Whilst Gartner suggests that companies will spend $2,700bn on IT products and services in 2012, many IT departments will see further budget constraints and the pressure to do more with less, as well as battling to avoid adding to an already mounting IT debt. For businesses to be able to survive in an austere economic environment, IT leaders must embrace the post modern business and ensure that growing IT debt – the cost of performing the maintenance back log required to get applications up to a reasonable standard of integrity – is brought under control and resources are used efficiently.

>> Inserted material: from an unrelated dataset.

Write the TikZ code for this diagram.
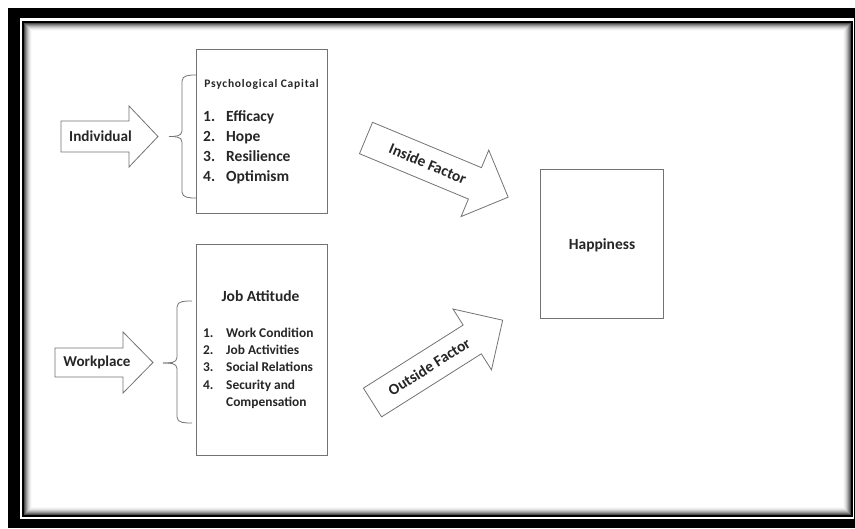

While tackling this challenge, many organizations will be looking at innovative ways to increase revenue and simultaneously pursuing further cost reductions. Fulfilling this revenue drive will increasingly see internal IT departments take on responsibility to come up with IT initiatives that will offer efficiency while retaining a competitive edge. Doing all this under budget constraints means that IT departments will have to focus on the application quality and efficiency that underpin the core business and provide a stable core systems environment (either mainframe or distributed systems, or any combination) to ensure business can respond rapidly to market changes.

What’s more, businesses must ready their mainframes and IT infrastructure for the consumerization of IT being brought about by an explosion in information, collaboration and mobility. IT directors need to make the necessary adjustments to maximize the competitive advantage that the rise of mobile will continue to offer. The number of mobile handsets will continue to rise and are steadily contributing to the data flood. IT directors must not miss out on the opportunities that mobile apps can bring to their businesses in 2012, including online shopping via smartphones.

In addition to the rise in mobile, 2012 is set to be the year of regulation. Regulators will continue to pursue businesses who do not comply to the numerous regulations that will be implemented such as Basel III and Solvency II, for example. Businesses will need to be able to provide the information required through efficient management of data and systems.

Finally, businesses will see greater choice available when it comes to IT infrastructure management. While the adoption of cloud computing has already begun in Europe, 2012 is likely to be the year that sees an upturn in adoption to meet the rate of the US, as businesses seek greater agility and the ability to cut costs. 2012 will see a focus on improved agility for IT infrastructures through cloud computing and a review of the modern environments available for businesses looking to improve core enterprise service provision, ultimately prompting fresh scrutiny over the Total Cost of Ownership (TCO) and the value of outsourcing. IT agility was a hot topic in 2011 and will likely continue into 2012, enabling businesses to respond and act faster in an increasingly dynamic and challenging economic environment.

Ultimately, in order for successful IT innovation to be achieved in 2012, businesses will have to review all options, from application reuse to moving to new environments, assessing with caution and against risk, making sure that the pressure to cut costs does not negatively impact upon the business. While economic austerity continues, it will be the businesses with the most agile IT departments who think smartly about how best to meet both revenue and margin targets that will see the greatest success.